The contrast with other politicians couldn't be more stark. How many candidates have we heard try to score political points as they crow in the public limelight about their own brief military stints, or their wife's cancer, son's car accident, or sister's death from smoking? The contrast is consistent with McCain's internalizing the codes of honor and military conduct since his youth: the veneration of courage and resilience; the expectation of fidelity to principles of honor; the homage paid to Americans who sacrificed for their country; the nobility of service and sacrifice; the expectation that one would prove worthy of the country's trust; and the humility that comes from recognizing that there are causes and people greater than oneself. It is, in short, a contrast in character.
Character matters. In a president-and particularly in a commander-in-chief, that kind of character arguably counts more than any particular political orientation or policy. From character flows leadership, as it is character which dictates morally grounded direction and engenders public trust.
Character is critical to determining how a leader will respond to crisis. Will he reach deep within himself and in the traditions that shaped him and find the courage and grace to inspire strength and greatness? Will soldiers trust the wisdom and integrity of his decision when he orders them to war?
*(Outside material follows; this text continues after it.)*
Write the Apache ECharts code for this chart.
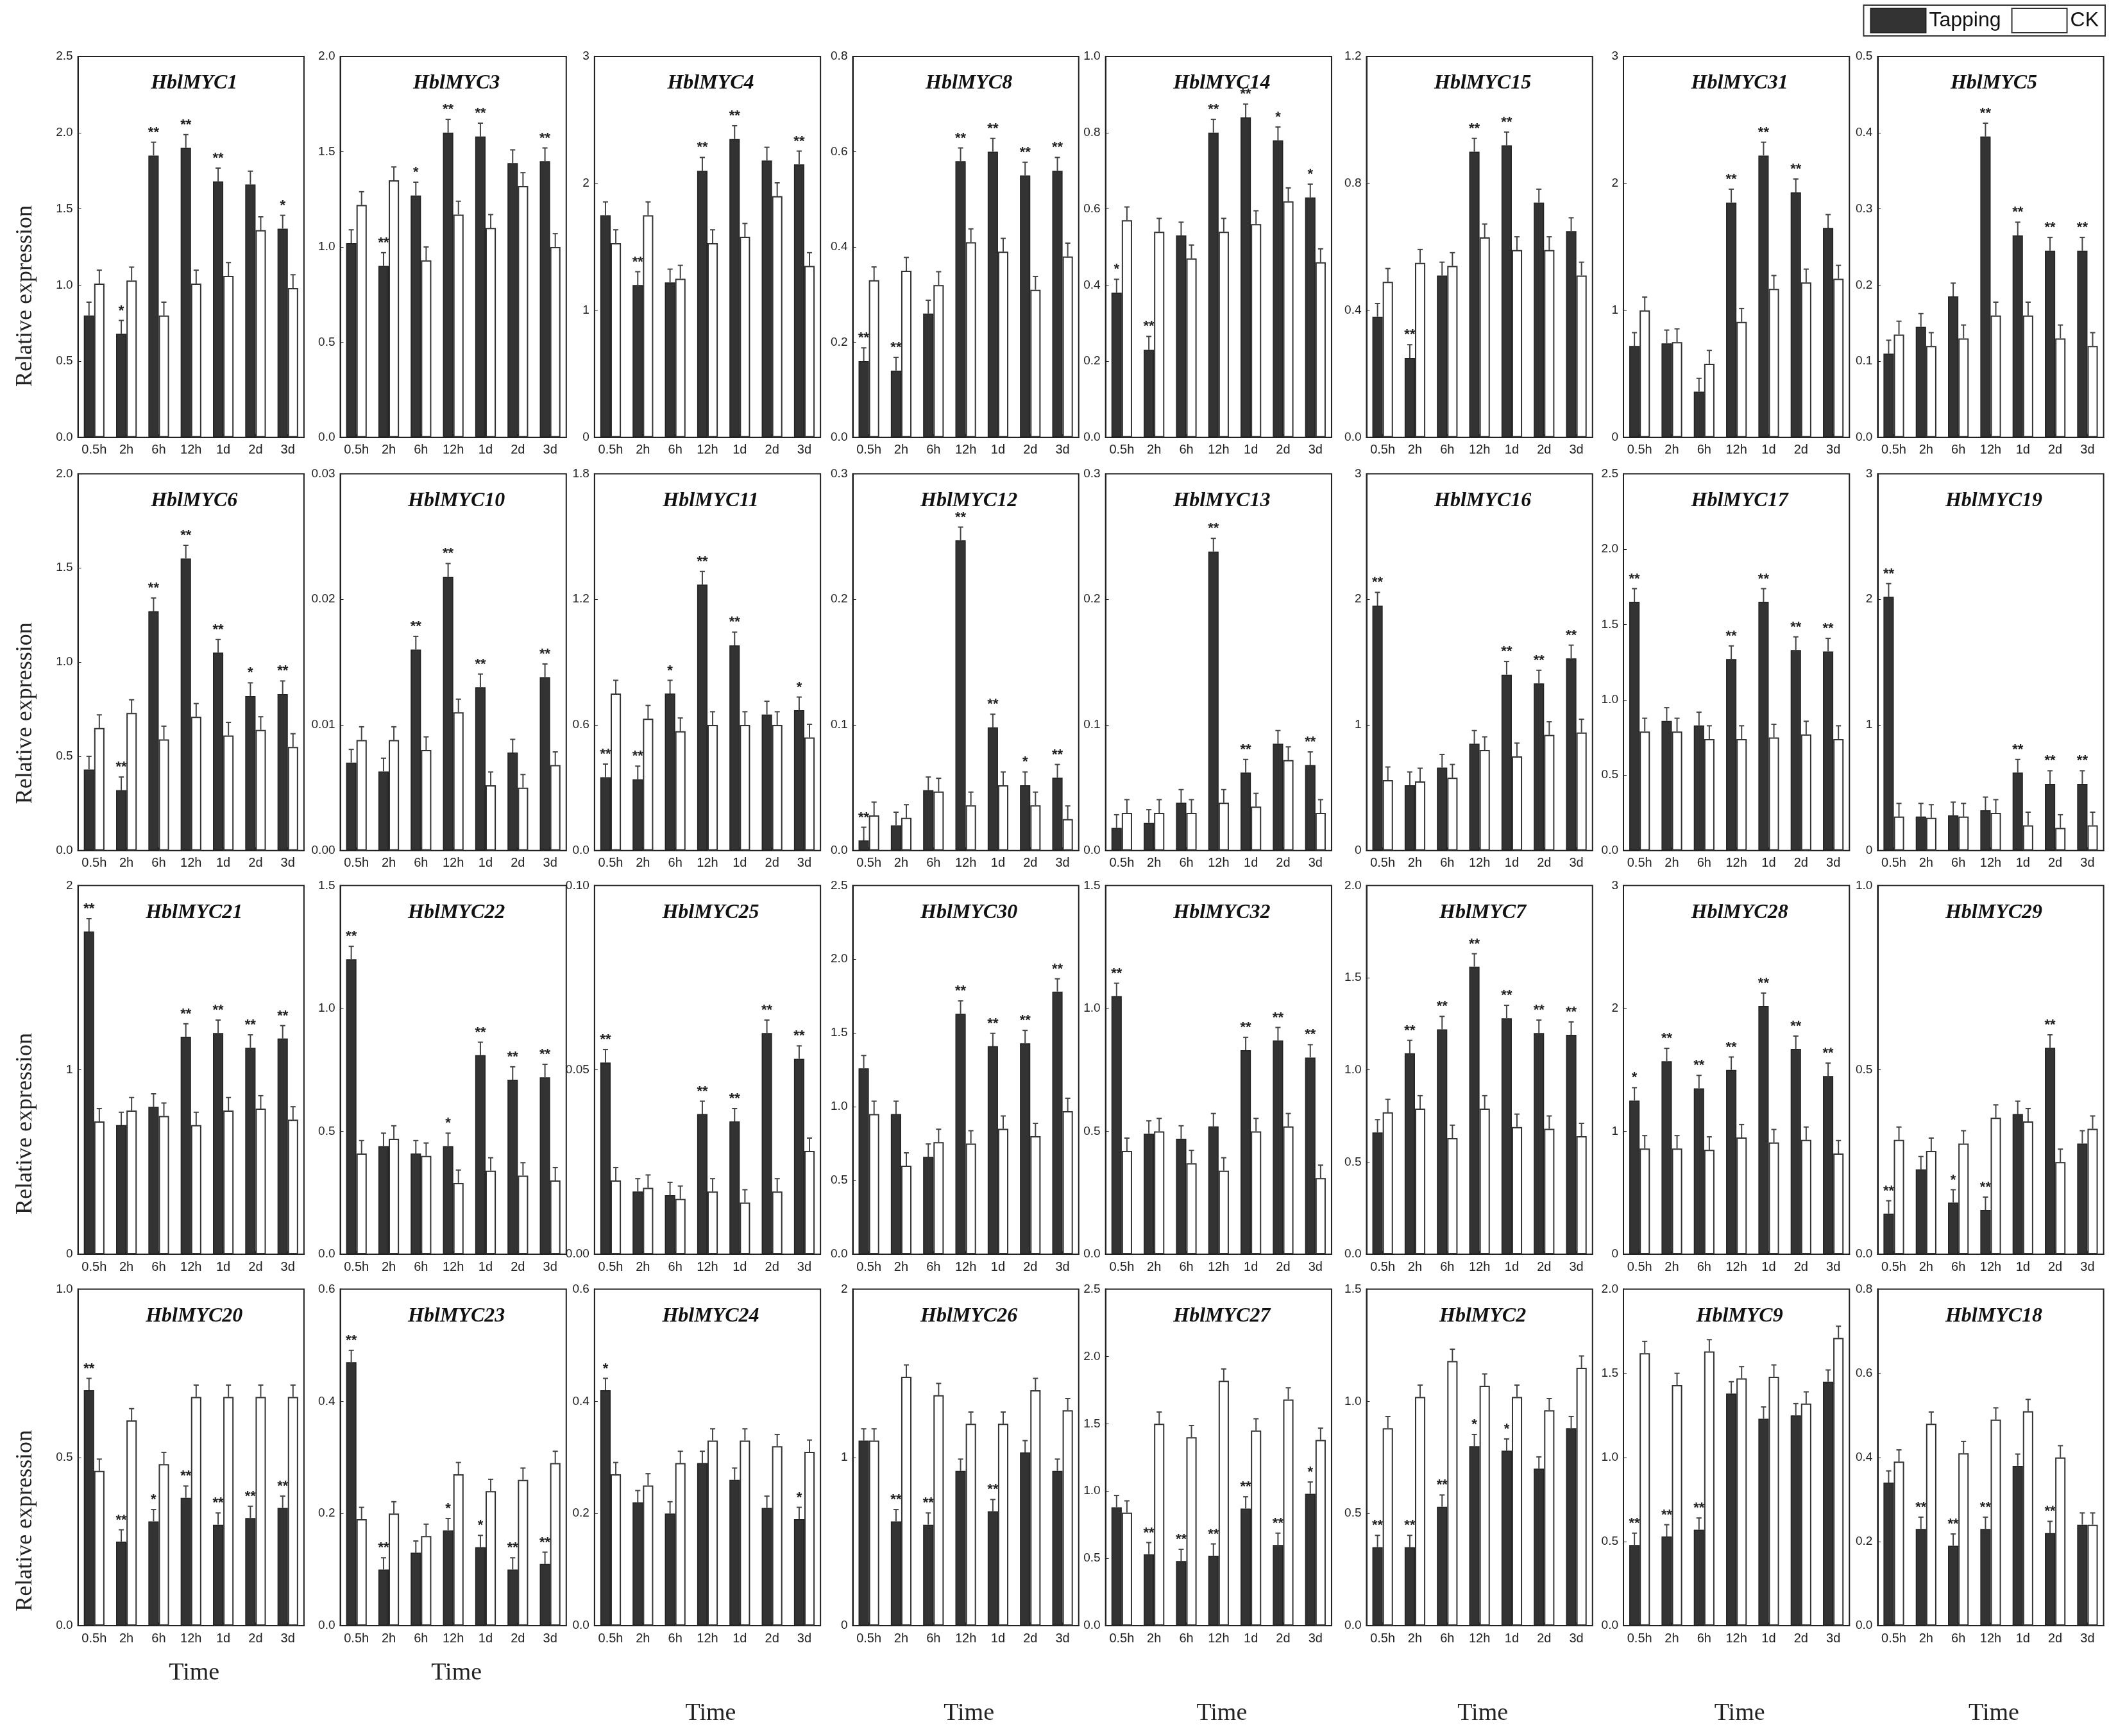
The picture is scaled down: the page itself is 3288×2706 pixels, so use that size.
<!DOCTYPE html>
<html><head><meta charset="utf-8">
<script src="https://cdn.jsdelivr.net/npm/echarts@6/dist/echarts.min.js"></script>
<style>html,body{margin:0;background:#fff}#c{width:3288px;height:2706px}</style>
</head><body><div id="c"></div>
<script>
const categories = ['0.5h','2h','6h','12h','1d','2d','3d'];
const genes = ['HblMYC1','HblMYC3','HblMYC4','HblMYC8','HblMYC14','HblMYC15','HblMYC31','HblMYC5',
 'HblMYC6','HblMYC10','HblMYC11','HblMYC12','HblMYC13','HblMYC16','HblMYC17','HblMYC19',
 'HblMYC21','HblMYC22','HblMYC25','HblMYC30','HblMYC32','HblMYC7','HblMYC28','HblMYC29',
 'HblMYC20','HblMYC23','HblMYC24','HblMYC26','HblMYC27','HblMYC2','HblMYC9','HblMYC18'];
const yMax = [2.5,2.0,3,0.8,1.0,1.2,3,0.5, 2.0,0.03,1.8,0.3,0.3,3,2.5,3, 2,1.5,0.10,2.5,1.5,2.0,3,1.0, 1.0,0.6,0.6,2,2.5,1.5,2.0,0.8];
const yInterval = [0.5,0.5,1,0.2,0.2,0.4,1,0.1, 0.5,0.01,0.6,0.1,0.1,1,0.5,1, 1,0.5,0.05,0.5,0.5,0.5,1,0.5, 0.5,0.2,0.2,1,0.5,0.5,0.5,0.2];
const tapping = [
 [0.8,0.68,1.85,1.9,1.68,1.66,1.37],[1.02,0.9,1.27,1.6,1.58,1.44,1.45],[1.75,1.2,1.22,2.1,2.35,2.18,2.15],[0.16,0.14,0.26,0.58,0.6,0.55,0.56],
 [0.38,0.23,0.53,0.8,0.84,0.78,0.63],[0.38,0.25,0.51,0.9,0.92,0.74,0.65],[0.72,0.74,0.36,1.85,2.22,1.93,1.65],[0.11,0.145,0.185,0.395,0.265,0.245,0.245],
 [0.43,0.32,1.27,1.55,1.05,0.82,0.83],[0.007,0.0063,0.016,0.0218,0.013,0.0078,0.0138],[0.35,0.34,0.75,1.27,0.98,0.65,0.67],[0.008,0.02,0.048,0.247,0.098,0.052,0.058],
 [0.018,0.022,0.038,0.238,0.062,0.085,0.068],[1.95,0.52,0.66,0.85,1.4,1.33,1.53],[1.65,0.86,0.83,1.27,1.65,1.33,1.32],[2.02,0.27,0.28,0.32,0.62,0.53,0.53],
 [1.75,0.7,0.8,1.18,1.2,1.12,1.17],[1.2,0.44,0.41,0.44,0.81,0.71,0.72],[0.052,0.017,0.016,0.038,0.036,0.06,0.053],[1.26,0.95,0.66,1.63,1.41,1.43,1.78],
 [1.05,0.49,0.47,0.52,0.83,0.87,0.8],[0.66,1.09,1.22,1.56,1.28,1.2,1.19],[1.25,1.57,1.35,1.5,2.02,1.67,1.45],[0.11,0.23,0.14,0.12,0.38,0.56,0.3],
 [0.7,0.25,0.31,0.38,0.3,0.32,0.35],[0.47,0.1,0.13,0.17,0.14,0.1,0.11],[0.42,0.22,0.2,0.29,0.26,0.21,0.19],[1.1,0.62,0.6,0.92,0.68,1.03,0.92],
 [0.88,0.53,0.48,0.52,0.87,0.6,0.98],[0.35,0.35,0.53,0.8,0.78,0.7,0.88],[0.48,0.53,0.57,1.38,1.23,1.25,1.45],[0.34,0.23,0.19,0.23,0.38,0.22,0.24]];
const ck = [
 [1.01,1.03,0.8,1.01,1.06,1.36,0.98],[1.22,1.35,0.93,1.17,1.1,1.32,1.0],[1.53,1.75,1.25,1.53,1.58,1.9,1.35],[0.33,0.35,0.32,0.41,0.39,0.31,0.38],
 [0.57,0.54,0.47,0.54,0.56,0.62,0.46],[0.49,0.55,0.54,0.63,0.59,0.59,0.51],[1.0,0.75,0.58,0.91,1.17,1.22,1.25],[0.135,0.12,0.13,0.16,0.16,0.13,0.12],
 [0.65,0.73,0.59,0.71,0.61,0.64,0.55],[0.0088,0.0088,0.008,0.011,0.0052,0.005,0.0068],[0.75,0.63,0.57,0.6,0.6,0.6,0.54],[0.028,0.026,0.047,0.036,0.052,0.036,0.025],
 [0.03,0.03,0.03,0.038,0.035,0.072,0.03],[0.56,0.55,0.58,0.8,0.75,0.92,0.94],[0.79,0.79,0.74,0.74,0.75,0.77,0.74],[0.27,0.26,0.27,0.3,0.2,0.18,0.2],
 [0.72,0.78,0.75,0.7,0.78,0.79,0.73],[0.41,0.47,0.4,0.29,0.34,0.32,0.3],[0.02,0.018,0.015,0.017,0.014,0.017,0.028],[0.95,0.6,0.76,0.75,0.85,0.8,0.97],
 [0.42,0.5,0.37,0.34,0.5,0.52,0.31],[0.77,0.79,0.63,0.79,0.69,0.68,0.64],[0.86,0.86,0.85,0.95,0.91,0.93,0.82],[0.31,0.28,0.3,0.37,0.36,0.25,0.34],
 [0.46,0.61,0.48,0.68,0.68,0.68,0.68],[0.19,0.2,0.16,0.27,0.24,0.26,0.29],[0.27,0.25,0.29,0.33,0.33,0.32,0.31],[1.1,1.48,1.37,1.2,1.2,1.4,1.28],
 [0.84,1.5,1.4,1.82,1.45,1.68,1.38],[0.88,1.02,1.18,1.07,1.02,0.96,1.15],[1.62,1.43,1.63,1.47,1.48,1.32,1.71],[0.39,0.48,0.41,0.49,0.51,0.4,0.24]];
const stars = [
 ['','*','**','**','**','','*'],['','**','*','**','**','','**'],['','**','','**','**','','**'],['**','**','','**','**','**','**'],
 ['*','**','','**','**','*','*'],['','**','','**','**','',''],['','','','**','**','**',''],['','','','**','**','**','**'],
 ['','**','**','**','**','*','**'],['','','**','**','**','','**'],['**','**','*','**','**','','*'],['**','','','**','**','*','**'],
 ['','','','**','**','','**'],['**','','','','**','**','**'],['**','','','**','**','**','**'],['**','','','','**','**','**'],
 ['**','','','**','**','**','**'],['**','','','*','**','**','**'],['**','','','**','**','**','**'],['','','','**','**','**','**'],
 ['**','','','','**','**','**'],['','**','**','**','**','**','**'],['*','**','**','**','**','**','**'],['**','','*','**','','**',''],
 ['**','**','*','**','**','**','**'],['**','**','','*','*','**','**'],['*','','','','','','*'],['','**','**','','**','',''],
 ['','**','**','**','**','**','*'],['**','**','**','*','*','',''],['**','**','**','','','',''],['','**','**','**','','**','']];

const W=3288,H=2706,sx=W/1568,sy=H/1290;
const colL=[58,253,442,634,822,1016,1207,1396], pw=168;
const rowT=[42,352,658,958], rowH=[283,280,274,250];
const timeY=[1232,1232,1262,1262,1262,1262,1262,1262];
const grids=[],xA=[],yA=[],series=[],titles=[];
const errFrac=0.035;
function dec(v){const s=String(v);return s.includes('.')?s.split('.')[1].length:0;}
genes.forEach((g,k)=>{
  const r=Math.floor(k/8),c=k%8;
  grids.push({left:colL[c]*sx,top:rowT[r]*sy,width:pw*sx,height:rowH[r]*sy,show:true,borderColor:'#222',borderWidth:2,backgroundColor:'#fff'});
  const d=dec(yInterval[k]);
  xA.push({type:'category',gridIndex:k,data:categories,axisLine:{lineStyle:{color:'#222',width:2}},axisTick:{show:true,inside:true,alignWithLabel:true,lineStyle:{color:'#222'}},axisLabel:{fontSize:20,color:'#222',fontFamily:'Liberation Sans',margin:10,interval:0}});
  yA.push({type:'value',gridIndex:k,min:0,max:yMax[k],interval:yInterval[k],splitLine:{show:false},axisLine:{show:true,lineStyle:{color:'#222',width:2}},axisTick:{show:true,inside:true,lineStyle:{color:'#222'}},axisLabel:{fontSize:19,color:'#222',fontFamily:'Liberation Sans',formatter:v=>v.toFixed(d)}});
  const e=yMax[k]*errFrac;
  series.push({type:'bar',name:'Tapping',xAxisIndex:k,yAxisIndex:k,data:tapping[k],barWidth:'32%',barGap:'0%',itemStyle:{color:'#333',borderColor:'#222',borderWidth:1.5}});
  series.push({type:'bar',name:'CK',xAxisIndex:k,yAxisIndex:k,data:ck[k],barWidth:'32%',barGap:'0%',itemStyle:{color:'#fff',borderColor:'#333',borderWidth:2}});
  const errRender=(off)=>function(params,api){
    const i=api.value(0),v=api.value(1),er=api.value(2);
    const p0=api.coord([i,v]),p1=api.coord([i,v+er]);
    const bw=api.size([1,0])[0]*0.32;const x=p0[0]+off*bw/2;
    return {type:'group',children:[
      {type:'line',shape:{x1:x,y1:p0[1],x2:x,y2:p1[1]},style:{stroke:'#444',lineWidth:2}},
      {type:'line',shape:{x1:x-bw*0.25,y1:p1[1],x2:x+bw*0.25,y2:p1[1]},style:{stroke:'#444',lineWidth:2}}]};
  };
  series.push({type:'custom',xAxisIndex:k,yAxisIndex:k,renderItem:errRender(-1),data:tapping[k].map((v,i)=>[i,v,e]),z:5});
  series.push({type:'custom',xAxisIndex:k,yAxisIndex:k,renderItem:errRender(1),data:ck[k].map((v,i)=>[i,v,e]),z:5});
  series.push({type:'custom',xAxisIndex:k,yAxisIndex:k,z:6,data:tapping[k].map((v,i)=>[i,v+e,stars[k][i]]),
    renderItem:function(params,api){const i=api.value(0),v=api.value(1);const p=api.coord([i,v]);const bw=api.size([1,0])[0]*0.32;
      return {type:'text',style:{x:p[0]-bw/2,y:p[1]-4,text:stars[k][i],textAlign:'center',textVerticalAlign:'bottom',font:'bold 22px Liberation Sans',fill:'#222'}};}});
  titles.push({text:g,left:(colL[c]+pw/2)*sx,top:(rowT[r]+10)*sy,textAlign:'center',textStyle:{fontFamily:'Liberation Serif',fontStyle:'italic',fontWeight:'bold',fontSize:32,color:'#111'}});
});
colL.forEach((x,i)=>titles.push({text:'Time',left:(x+pw/2)*sx,top:timeY[i]*sy,textAlign:'center',textStyle:{fontFamily:'Liberation Serif',fontSize:38,fontWeight:'normal',color:'#222'}}));
const chart=echarts.init(document.getElementById('c'));
chart.setOption({animation:false,backgroundColor:'#fff',title:titles,grid:grids,xAxis:xA,yAxis:yA,series,
  legend:{data:[{name:'Tapping',icon:'rect'},{name:'CK',icon:'rect'}],right:6,top:8,itemWidth:86,itemHeight:38,itemGap:16,borderColor:'#333',borderWidth:2,padding:[4,10],textStyle:{fontSize:32,fontFamily:'Liberation Sans',color:'#111'}},
  graphic:[180,490,795,1090].map(y=>({type:'text',x:22,y:(y+40)*sy,rotation:Math.PI/2,style:{text:'Relative expression',font:'36px Liberation Serif',fill:'#222',textAlign:'center',textVerticalAlign:'top'}}))
});
</script></body></html>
Will he truly understand the terrible toll of war, as well as the price of appeasement? Will he make decisions based on considerations greater than cheap political expediency?
Now, ask yourself: which candidate has repeatedly demonstrated that kind of character?
The writer, an attorney, is Counsel to Republicans Abroad Israel
It is the position of State_of_America that one of the signs of greatness and leadership is humility or humbleness. It is understanding Senators, Congressmen, or other leaders prefer not to brag that their children are serving in the military during a time of War, especially in Iraq or Afghanistan. Why put an additional target on their backs for Al Qaeda or other enemies to key in on. If you look at most of America's heroes and great leaders you will find when it comes to family, religion and accalaids of heroism directed upon them, they too show the same signs of humbleness and humility as Sen McCain.